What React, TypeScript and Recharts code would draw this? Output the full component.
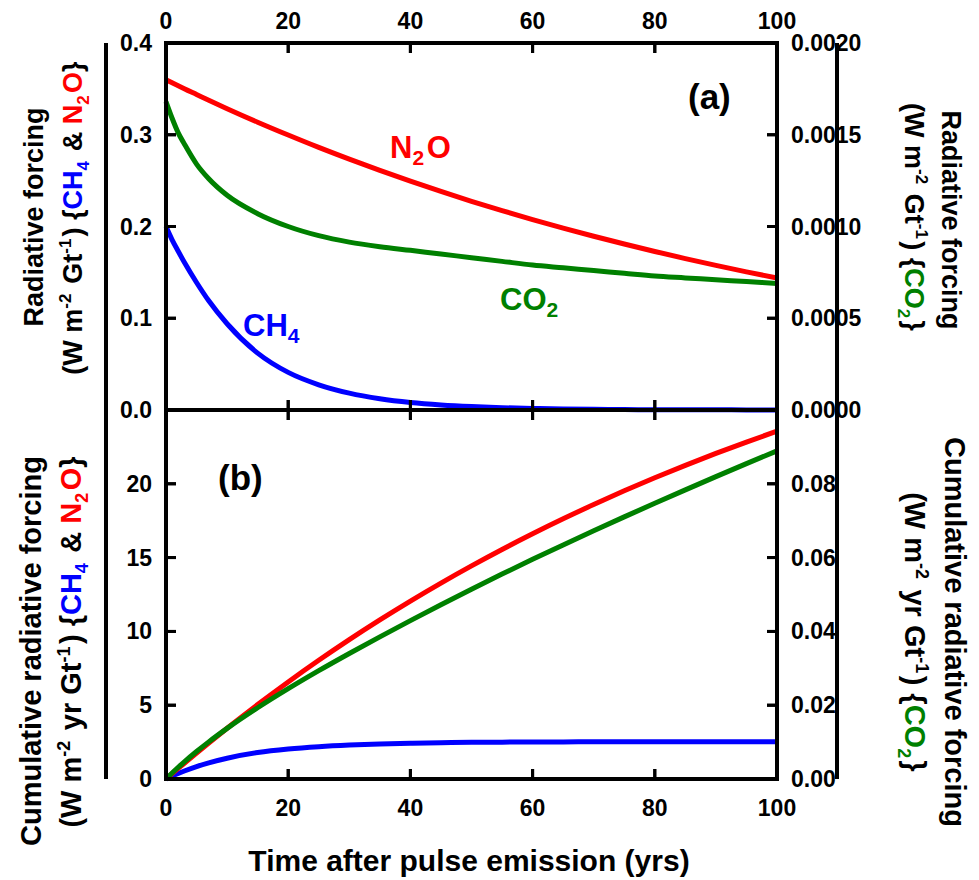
import React from 'react';
import { LineChart, Line, XAxis, YAxis } from 'recharts';

const years = [0, 1, 2, 3, 5, 7, 10, 15, 20, 25, 30, 35, 40, 45, 50, 55, 60, 65, 70, 75, 80, 85, 90, 95, 100];

const n2oForcing = [0.36, 0.3567, 0.3535, 0.3502, 0.3439, 0.3376, 0.3284, 0.3137, 0.2997, 0.2862, 0.2734, 0.2611, 0.2494, 0.2382, 0.2275, 0.2173, 0.2076, 0.1983, 0.1894, 0.1809, 0.1728, 0.165, 0.1576, 0.1506, 0.1438];
const ch4Forcing = [0.2, 0.1855, 0.173, 0.161, 0.139, 0.119, 0.094, 0.062, 0.041, 0.0275, 0.0184, 0.0123, 0.0082, 0.0055, 0.0037, 0.0025, 0.0017, 0.0011, 0.0008, 0.0005, 0.0003, 0.0002, 0.0002, 0.0001, 0.0001];
const co2Forcing = [0.00168, 0.00159, 0.00151, 0.00145, 0.00134, 0.00126, 0.00117, 0.00107, 0.001, 0.00095, 0.000915, 0.00089, 0.00087, 0.00085, 0.00083, 0.00081, 0.00079, 0.000775, 0.00076, 0.000745, 0.00073, 0.00072, 0.00071, 0.0007, 0.00069];

const n2oCumulative = [0, 0.358, 0.713, 1.065, 1.76, 2.442, 3.44, 5.045, 6.578, 8.043, 9.442, 10.779, 12.055, 13.274, 14.439, 15.551, 16.613, 17.628, 18.597, 19.523, 20.407, 21.252, 22.059, 22.829, 23.565];
const ch4Cumulative = [0, 0.193, 0.372, 0.539, 0.839, 1.097, 1.41, 1.79, 2.03, 2.19, 2.3, 2.375, 2.425, 2.46, 2.483, 2.498, 2.508, 2.515, 2.52, 2.523, 2.525, 2.527, 2.528, 2.529, 2.53];
const co2Cumulative = [0, 0.00164, 0.00319, 0.00467, 0.00746, 0.01006, 0.01371, 0.01931, 0.02448, 0.02936, 0.03402, 0.03853, 0.04293, 0.04723, 0.05143, 0.05553, 0.05953, 0.06344, 0.06728, 0.07104, 0.07473, 0.07836, 0.08194, 0.08546, 0.08893];

const xTicks = [0, 20, 40, 60, 80, 100];
const topLeftTicks = [0, 0.1, 0.2, 0.3, 0.4];
const topRightTicks = [0, 0.0005, 0.001, 0.0015, 0.002];
const botLeftTicks = [0, 5, 10, 15, 20];
const botRightTicks = [0, 0.02, 0.04, 0.06, 0.08];

const TOP_LEFT_MAX = 0.4;
const TOP_RIGHT_MAX = 0.002;
const BOT_LEFT_MAX = 25;
const BOT_RIGHT_MAX = 0.1;

const data = years.map((t, i) => ({
  t,
  ch4: ch4Forcing[i],
  n2o: n2oForcing[i],
  co2: co2Forcing[i],
  ch4c: ch4Cumulative[i],
  n2oc: n2oCumulative[i],
  co2c: co2Cumulative[i],
}));

const FONT = '"Liberation Sans", Arial, Helvetica, sans-serif';
const RED = '#ff0000';
const GREEN = '#008000';
const BLUE = '#0000ff';
const TICK_LEN = 10;
const TICK_FS = 23;

const W = 979;
const H = 880;
const M = { top: 13, right: 122, bottom: 71, left: 106 };
const XAXIS_H = 30;
const PL = M.left + 60;
const PR = W - M.right - 80;
const TOP_Y0 = M.top + XAXIS_H;
const BOT_Y1 = H - M.bottom - XAXIS_H;
const MID_Y = 410;
const topFrac = (MID_Y - TOP_Y0) / (BOT_Y1 - TOP_Y0);
const botFrac = (BOT_Y1 - MID_Y) / (BOT_Y1 - TOP_Y0);
const TL_MIN = -TOP_LEFT_MAX * (1 - topFrac) / topFrac;
const TR_MIN = -TOP_RIGHT_MAX * (1 - topFrac) / topFrac;
const BL_MAX = BOT_LEFT_MAX / botFrac;
const BR_MAX = BOT_RIGHT_MAX / botFrac;

// bottom-panel tick values expressed in the units of the visible (top-panel) axes
const toTl = (v: number) => TL_MIN + (v / BL_MAX) * (TOP_LEFT_MAX - TL_MIN);
const fromTl = (u: number) => ((u - TL_MIN) / (TOP_LEFT_MAX - TL_MIN)) * BL_MAX;
const toTr = (v: number) => TR_MIN + (v / BR_MAX) * (TOP_RIGHT_MAX - TR_MIN);
const fromTr = (u: number) => ((u - TR_MIN) / (TOP_RIGHT_MAX - TR_MIN)) * BR_MAX;

const leftTicks = [...botLeftTicks.map(toTl), ...topLeftTicks];
const rightTicks = [...botRightTicks.map(toTr), ...topRightTicks];
const leftFmt = (u: number) => (u >= -1e-9 ? u.toFixed(1) : String(Math.round(fromTl(u))));
const rightFmt = (u: number) => (u >= -1e-9 ? u.toFixed(4) : fromTr(u).toFixed(2));
const intFmt = (v: number) => String(v);

type Side = 'top' | 'bottom' | 'left' | 'right';

const makeTick = (side: Side, fmt: (v: number) => string) => (props: any) => {
  const { x, y, payload } = props;
  const v = payload.value as number;
  let tx = x;
  let ty = y;
  let anchor: 'start' | 'middle' | 'end' = 'middle';
  let dy = '0.35em';
  let d = '';
  if (side === 'left') {
    tx = PL - 14;
    anchor = 'end';
    d = `M${PL},${y}H${PL + TICK_LEN}`;
  } else if (side === 'right') {
    tx = PR + 14;
    anchor = 'start';
    d = `M${PR},${y}H${PR - TICK_LEN}`;
  } else if (side === 'top') {
    ty = TOP_Y0 - 14;
    dy = '0';
    d = `M${x},${TOP_Y0}V${TOP_Y0 + TICK_LEN}M${x},${MID_Y - TICK_LEN}V${MID_Y + TICK_LEN}`;
  } else {
    ty = BOT_Y1 + 20;
    dy = '0.72em';
    d = `M${x},${BOT_Y1}V${BOT_Y1 - TICK_LEN}`;
  }
  return (
    <g>
      <path d={d} stroke="#000" strokeWidth={3} fill="none" />
      <text x={tx} y={ty} dy={dy} textAnchor={anchor} fontSize={TICK_FS} fontWeight="bold" fontFamily={FONT} fill="#000">
        {fmt(v)}
      </text>
    </g>
  );
};

const AXLINE = { stroke: '#000', strokeWidth: 4 };
const ax = { tickLine: false, tickSize: 0, tickMargin: 0, interval: 0 as const };

const sx = (t: number) => PL + (t / 100) * (PR - PL);
const syTop = (v: number, max: number) => MID_Y - (v / max) * (MID_Y - TOP_Y0);
const syBot = (v: number, max: number) => BOT_Y1 - (v / max) * (BOT_Y1 - MID_Y);

function Frame() {
  const d: string[] = [];
  xTicks.slice(1, -1).forEach((t) => {
    const x = sx(t);
    d.push(`M${x},${TOP_Y0}V${TOP_Y0 + TICK_LEN}`);
    d.push(`M${x},${MID_Y - TICK_LEN}V${MID_Y + TICK_LEN}`);
    d.push(`M${x},${BOT_Y1}V${BOT_Y1 - TICK_LEN}`);
  });
  topLeftTicks.slice(1, -1).forEach((v) => d.push(`M${PL},${syTop(v, TOP_LEFT_MAX)}H${PL + TICK_LEN}`));
  topRightTicks.slice(1, -1).forEach((v) => d.push(`M${PR},${syTop(v, TOP_RIGHT_MAX)}H${PR - TICK_LEN}`));
  botLeftTicks.slice(1).forEach((v) => d.push(`M${PL},${syBot(v, BOT_LEFT_MAX)}H${PL + TICK_LEN}`));
  botRightTicks.slice(1).forEach((v) => d.push(`M${PR},${syBot(v, BOT_RIGHT_MAX)}H${PR - TICK_LEN}`));
  return (
    <g>
      <path d={d.join(' ')} stroke="#000" strokeWidth={3} fill="none" />
      <rect x={PL} y={TOP_Y0} width={PR - PL} height={BOT_Y1 - TOP_Y0} stroke="#000" strokeWidth={4} fill="none" />
      <path d={`M${PL},${MID_Y}H${PR}`} stroke="#000" strokeWidth={4} fill="none" />
    </g>
  );
}

const Sup = ({ children, size = 17 }: any) => (
  <>
    <tspan fontSize={size} dy={-11}>{children}</tspan>
    <tspan dy={11}>{'\u200a'}</tspan>
  </>
);
const Sub = ({ children, fill, size = 17 }: any) => (
  <>
    <tspan fontSize={size} dy={7} fill={fill}>{children}</tspan>
    <tspan dy={-7}>{'\u200a'}</tspan>
  </>
);

export default function App() {
  return (
    <div style={{ position: 'absolute', left: 0, top: 0, width: W, height: H, background: '#fff' }}>
      <LineChart width={W} height={H} data={data} margin={M}>
        <XAxis xAxisId="t" orientation="top" dataKey="t" type="number" domain={[0, 100]} ticks={xTicks} height={XAXIS_H}
          axisLine={AXLINE} {...ax} tick={makeTick('top', intFmt)} />
        <XAxis xAxisId="b" orientation="bottom" dataKey="t" type="number" domain={[0, 100]} ticks={xTicks} height={XAXIS_H}
          axisLine={AXLINE} {...ax} tick={makeTick('bottom', intFmt)} />
        <YAxis yAxisId="tl" orientation="left" type="number" domain={[TL_MIN, TOP_LEFT_MAX]} ticks={leftTicks} width={60}
          axisLine={AXLINE} {...ax} tick={makeTick('left', leftFmt)} />
        <YAxis yAxisId="tr" orientation="right" type="number" domain={[TR_MIN, TOP_RIGHT_MAX]} ticks={rightTicks} width={80}
          axisLine={AXLINE} {...ax} tick={makeTick('right', rightFmt)} />
        <YAxis yAxisId="bl" hide type="number" domain={[0, BL_MAX]} />
        <YAxis yAxisId="br" hide orientation="right" type="number" domain={[0, BR_MAX]} />
        <Line xAxisId="b" yAxisId="tl" dataKey="ch4" type="monotone" stroke={BLUE} strokeWidth={5} dot={false} isAnimationActive={false} />
        <Line xAxisId="b" yAxisId="tl" dataKey="n2o" type="monotone" stroke={RED} strokeWidth={5} dot={false} isAnimationActive={false} />
        <Line xAxisId="b" yAxisId="tr" dataKey="co2" type="monotone" stroke={GREEN} strokeWidth={5} dot={false} isAnimationActive={false} />
        <Line xAxisId="b" yAxisId="bl" dataKey="ch4c" type="monotone" stroke={BLUE} strokeWidth={5} dot={false} isAnimationActive={false} />
        <Line xAxisId="b" yAxisId="bl" dataKey="n2oc" type="monotone" stroke={RED} strokeWidth={5} dot={false} isAnimationActive={false} />
        <Line xAxisId="b" yAxisId="br" dataKey="co2c" type="monotone" stroke={GREEN} strokeWidth={5} dot={false} isAnimationActive={false} />
      </LineChart>
      <svg width={W} height={H} style={{ position: 'absolute', left: 0, top: 0, pointerEvents: 'none' }}>
        <Frame />
        <g fontFamily={FONT} fontWeight="bold" fill="#000">
          <text fontSize={27} textAnchor="middle" transform="translate(43,217) rotate(-90)">Radiative forcing</text>
          <text fontSize={27} textAnchor="middle" transform="translate(82,218) rotate(-90)">
            (W m<Sup>-2</Sup> Gt<Sup>-1</Sup>) {'{'}<tspan fill={BLUE}>CH</tspan><Sub fill={BLUE}>4</Sub> &amp; <tspan fill={RED}>N</tspan><Sub fill={RED}>2</Sub><tspan fill={RED}>O</tspan>{'}'}
          </text>
          <text fontSize={27} textAnchor="middle" transform="translate(942,220) rotate(90)">Radiative forcing</text>
          <text fontSize={27} textAnchor="middle" transform="translate(905,217) rotate(90)">
            (W m<Sup>-2</Sup> Gt<Sup>-1</Sup>) {'{'}<tspan fill={GREEN}>CO</tspan><Sub fill={GREEN}>2</Sub>{'}'}
          </text>
          <text fontSize={29} textAnchor="middle" transform="translate(41,651) rotate(-90)">Cumulative radiative forcing</text>
          <text fontSize={29} textAnchor="middle" transform="translate(81,642) rotate(-90)">
            (W m<Sup size={18}>-2</Sup> yr Gt<Sup size={18}>-1</Sup>) {'{'}<tspan fill={BLUE}>CH</tspan><Sub fill={BLUE} size={18}>4</Sub> &amp; <tspan fill={RED}>N</tspan><Sub fill={RED} size={18}>2</Sub><tspan fill={RED}>O</tspan>{'}'}
          </text>
          <text fontSize={29} textAnchor="middle" transform="translate(945,632) rotate(90)">Cumulative radiative forcing</text>
          <text fontSize={29} textAnchor="middle" transform="translate(905,632) rotate(90)">
            (W m<Sup size={18}>-2</Sup> yr Gt<Sup size={18}>-1</Sup>) {'{'}<tspan fill={GREEN}>CO</tspan><Sub fill={GREEN} size={18}>2</Sub>{'}'}
          </text>
          <text fontSize={30} textAnchor="middle" x={469} y={871}>Time after pulse emission (yrs)</text>
          <text fontSize={35} x={688} y={109}>(a)</text>
          <text fontSize={35} x={218} y={490}>(b)</text>
          <text fontSize={31} fill={RED} x={390} y={158}>N<Sub fill={RED} size={21}>2</Sub>O</text>
          <text fontSize={31} fill={GREEN} x={500} y={310}>CO<Sub fill={GREEN} size={21}>2</Sub></text>
          <text fontSize={31} fill={BLUE} x={243} y={336}>CH<Sub fill={BLUE} size={21}>4</Sub></text>
        </g>
      </svg>
    </div>
  );
}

= = = =

### Work to do
How many lines of the listing include the string "React"? Answer with the number alone.

### Answer to the exercise
2